If at all there was some lapse while sending out the invites, the Governor said he would look into it. Clearly, the Governor's anger and bitterness got the better of gubernatorial decorum.

He was asked the most obvious question. "Isn't this intolerance of the highest order?" To this, the Governor offered a strange answer. It looked like journalists and the Pinarayi ministry got hilariously mixed up in his mind. "Any ordinary person can criticise me," the Governor said. "But no one appointed by me can criticise me," he said. This was a reference to the Constitutional ritual of the Governor 'appointing' ministers on the recommendation of the Chief Minister.

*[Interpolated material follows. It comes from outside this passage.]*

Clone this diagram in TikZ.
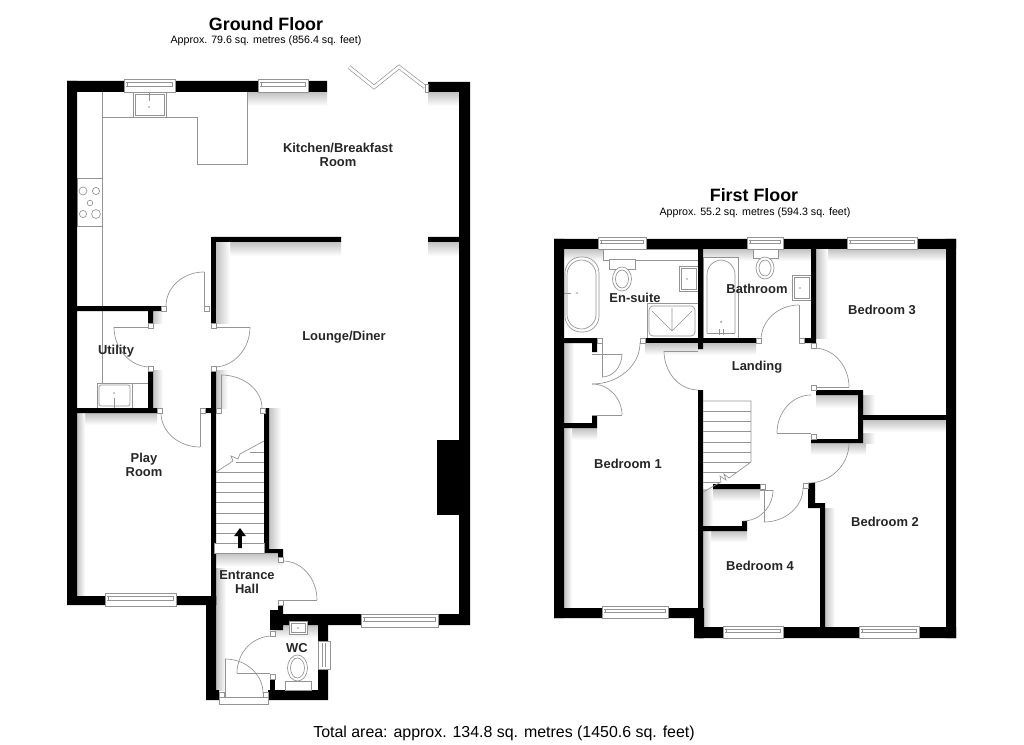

Clearly, journalists were not appointed by him. The question was about the journalistic criticism of the Governor to which he had taken serious offence.

In fact, the shrewd politician that he is, Khan used the opportunity to beat his own drum. "When I criticised the Prime Minister, I did it after putting in my papers," he said. This was yet another reminder to the Kerala public that he had once criticised Prime Minister Rajiv Gandhi for subverting the Shah Bano verdict and walked out of his ministry. But even while mounting the moral high horse, Khan did not bother to tell why journalists were prohibited from criticising him.

During the two press conferences that the Governor had called, he had spoken of his high regard for the media. He even sought to paint a contrast with Chief Minister Pinarayi Vijayan who he said, in a bitingly sarcastic tone, had asked the media 'kadakku purathu' (get out).

Now on the scale of intolerance, Arif Mohammed Khan has gone a notch ahead of even Pinaryi Vijayan.